The tide turns: Kosovo Albanians return home as Serbs flee
91,000 of estimated 860,000 refugees have returned to Kosovo
June 16, 1999
BLACE, Macedonia (CNN) -- Thousands of exiled Kosovars jammed border crossings in Macedonia and Albania on Wednesday despite warnings from international aid workers and peacekeeping troops that the Serbian province was not yet safe.
The U.N. High Commissioner for Refugees said about 5,000 refugees crossed into Yugoslavia from Albania on Tuesday, and 2,800 entered the country from Macedonia. The swarm of humanity, which only recently had flowed the other way, continued to reverse itself Wednesday.
UNHCR says about 91,000 of the estimated 860,000 Kosovo refugees -- mostly ethnic Albanians -- have returned to Yugoslavia since NATO's 11-week air war ended Thursday. As the refugees return, the Serbs -- who dominate Yugoslavia's government, army and police but are a minority in Kosovo -- hurriedly prepare to leave.
UNHCR and troops with the KFOR peacekeeping mission have repeatedly warned refugees to wait a few more days before attempting to go home. The NATO-led force needs more time to remove mines planted by the Yugoslav army and ethnic Albanian rebels, said Brig. John Hoskinson, the commander of a detachment of British engineers in Kosovo.
"Refugees must be aware that until we can give some sort of guarantee that the routes are clear of mines, then they must wait and wait for us to assist them in their repatriation," Hoskinson said Wednesday.
But at the border posts, UNHCR can't stop the refugees from going back. Aid workers at least try to keep an accurate count, and the agency has set up way stations along the roads to supply returning Kosovars with food and water during their journey.
"I know that it's dangerous, but I am not afraid. That's why I'm going," said Flanzi Gashi, a Pristina woman who fled to Macedonia during the conflict.
At the same time, Kosovo's Serb population continued to flee the province, packing into buses leaving Pristina in a panicked exodus driven by fear of reprisals by their onetime neighbors.
The International Committee of the Red Cross says about 33,000 people -- mostly Serbs -- have left despite promises of protection by NATO troops in KFOR. Most have gone to the remainder of Serbia or to Montenegro, Serbia's sister republic in the Yugoslav federation.
Many of those who come back find their towns devastated by fighting and by what the refugees call a campaign of terror waged by the Serb-led Yugoslav army against ethnic Albanians.
Families like the Rexepes, in the Kosovo town of Stimlje, spent Wednesday counting their losses. They were a wealthy family with a big house and four stores: All have been burned to the ground.

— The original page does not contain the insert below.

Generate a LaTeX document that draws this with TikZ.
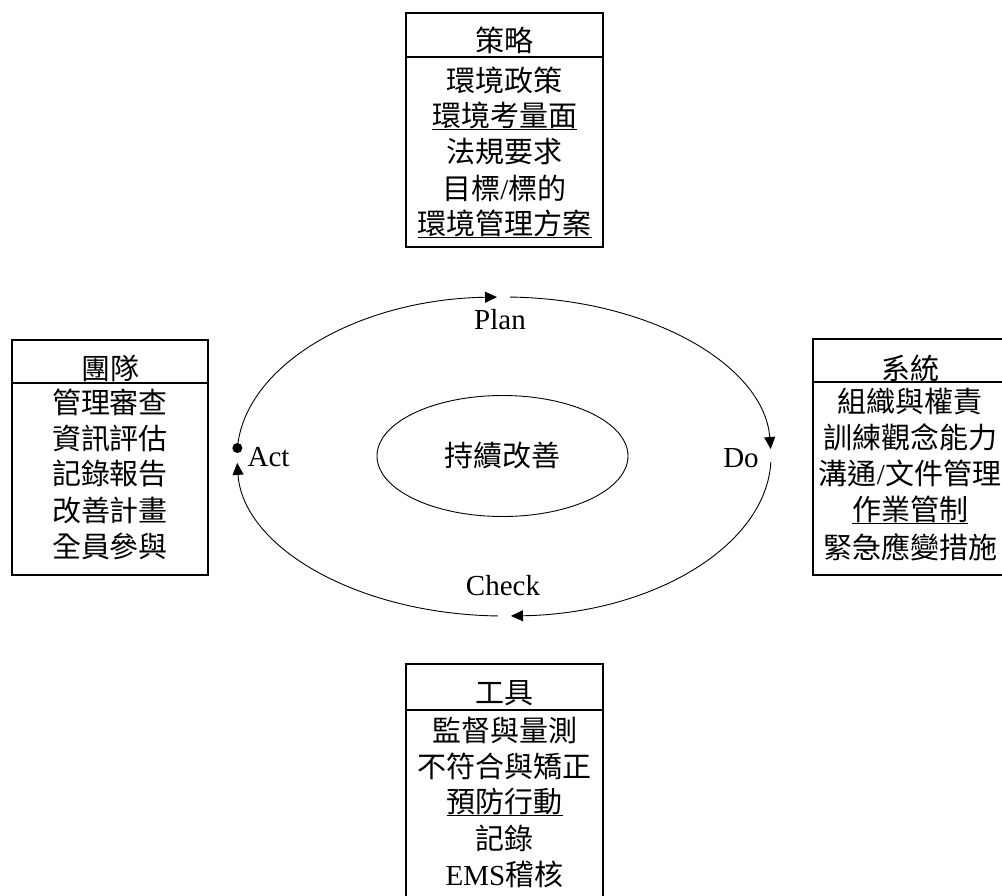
\documentclass[tikz,border=0pt]{standalone}
\usepackage{fontspec}
\setmainfont{Liberation Serif}
\newfontfamily\cjk{Noto Sans CJK TC}
\usetikzlibrary{arrows.meta,shapes.geometric}
\newcommand{\undl}[1]{\setbox0\hbox{#1}\rlap{\rule[-0.09em]{\wd0}{1pt}}\box0}
\tikzset{
   frame/.style={line width=1.8pt},
   cyc/.style={-{Triangle[length=12pt,width=11pt]},line width=0.9pt},
   core/.style={draw,ellipse,line width=0.9pt,minimum width=251pt,minimum height=121pt,inner sep=0pt},
   pdca/.style={font=\fontsize{29}{34}\selectfont,inner sep=0pt},
   item/.style={font=\fontsize{29}{34}\selectfont\cjk,inner sep=0pt},
}

\begin{document}
\begin{tikzpicture}[x=1pt,y=-1pt]
      \path[use as bounding box,clip] (0,0) rectangle (1002,895);
      % boxes
      \draw[frame] (406,13) rectangle (603,247);
      \draw[frame] (406,57) -- (603,57);
      \draw[frame] (12,340) rectangle (208,575);
      \draw[frame] (12,383) -- (208,383);
      \draw[frame] (813,339) rectangle (1007,575);
      \draw[frame] (813,382) -- (1007,382);
      \draw[frame] (406,664) rectangle (603,905);
      \draw[frame] (406,710) -- (603,710);
      % strategy
      \node[item] (strat) at (504.5,40) {策略};
      \node[item] (stratA) at (504.5,80) {環境政策};
      \node[item] (stratB) at (504.5,116) {\undl{環境考量面}};
      \node[item] (stratC) at (504.5,152) {法規要求};
      \node[item] (stratD) at (504.5,188) {目標{\rmfamily/}標的};
      \node[item] (stratE) at (504.5,224) {\undl{環境管理方案}};
      % team
      \node[item] (team) at (110,368) {團隊};
      \node[item] (teamA) at (110,402) {管理審查};
      \node[item] (teamB) at (110,438) {資訊評估};
      \node[item] (teamC) at (110,474) {記錄報告};
      \node[item] (teamD) at (110,510) {改善計畫};
      \node[item] (teamE) at (110,546) {全員參與};
      % system
      \node[item] (sys) at (910,368) {系統};
      \node[item] (sysA) at (910,401) {組織與權責};
      \node[item] (sysB) at (910,437) {訓練觀念能力};
      \node[item] (sysC) at (910,473) {溝通{\rmfamily/}文件管理};
      \node[item] (sysD) at (910,510) {\undl{作業管制}};
      \node[item] (sysE) at (910,547) {緊急應變措施};
      % tools
      \node[item] (tool) at (504.5,693) {工具};
      \node[item] (toolA) at (504.5,730) {監督與量測};
      \node[item] (toolB) at (504.5,766) {不符合與矯正};
      \node[item] (toolC) at (504.5,802) {\undl{預防行動}};
      \node[item] (toolD) at (504.5,838) {記錄};
      \node[item] (toolE) at (504.5,874) {{\rmfamily EMS}稽核};
      % cycle
      \node[core,item] (improve) at (502.5,456) {持續改善};
      \coordinate (mid) at (504,456.5);
      \path (mid) ++(183.05:267 and 159.5) coordinate (actS);
      \path (mid) ++(271.3:267 and 159.5) coordinate (planS);
      \path (mid) ++(2:267 and 159.5) coordinate (doS);
      \path (mid) ++(91.3:267 and 159.5) coordinate (checkS);
      \draw[cyc] (actS) arc[start angle=183.05,end angle=268.5,x radius=267,y radius=159.5];
      \draw[cyc] (planS) arc[start angle=271.3,end angle=357.3,x radius=267,y radius=159.5];
      \draw[cyc] (doS) arc[start angle=2,end angle=88.5,x radius=267,y radius=159.5];
      \draw[cyc] (checkS) arc[start angle=91.3,end angle=177.7,x radius=267,y radius=159.5];
      \fill (actS) circle[radius=5pt];
      \node[pdca] (plan) at (500,320) {Plan};
      \node[pdca] (act) at (268.5,457) {Act};
      \node[pdca] (do) at (741,458) {Do};
      \node[pdca] (check) at (503,586) {Check};
\end{tikzpicture}
\end{document}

"We've lost everything, all our life's savings," one family member said.
Albanian businesses all over the town have been wrecked, from the hair salon to the hamburger joint. By contrast, properties belonging to the few Serbs who lived in Stimlje are untouched.
KFOR's commander, British Lt. Gen. Mike Jackson, is promising to administer an evenhanded peace in Kosovo. Jackson urged Serbs to stay put Wednesday.
"I beg you not to make the number any greater," he said. "Stay at home, we will look after you."
But the Serbs -- including Kosovo's Serbian Orthodox bishop, Artemije Radosavljevic -- have shown little confidence in KFOR so far. Radosavljevic announced Wednesday he is leaving the headquarters of his diocese in Prizren, fearing German KFOR troops there will be unable to protect him.
But the Serbian Orthodox Church and the Yugoslav government urged Serbs to remain in Kosovo. The province is considered the cradle of the Serbian nation and the home of its church, though the population was 90 percent ethnic Albanian before the war.
The church's displeasure was evident Tuesday as it blamed Yugoslav President Slobodan Milosevic for the situation in Kosovo, urging him to step down.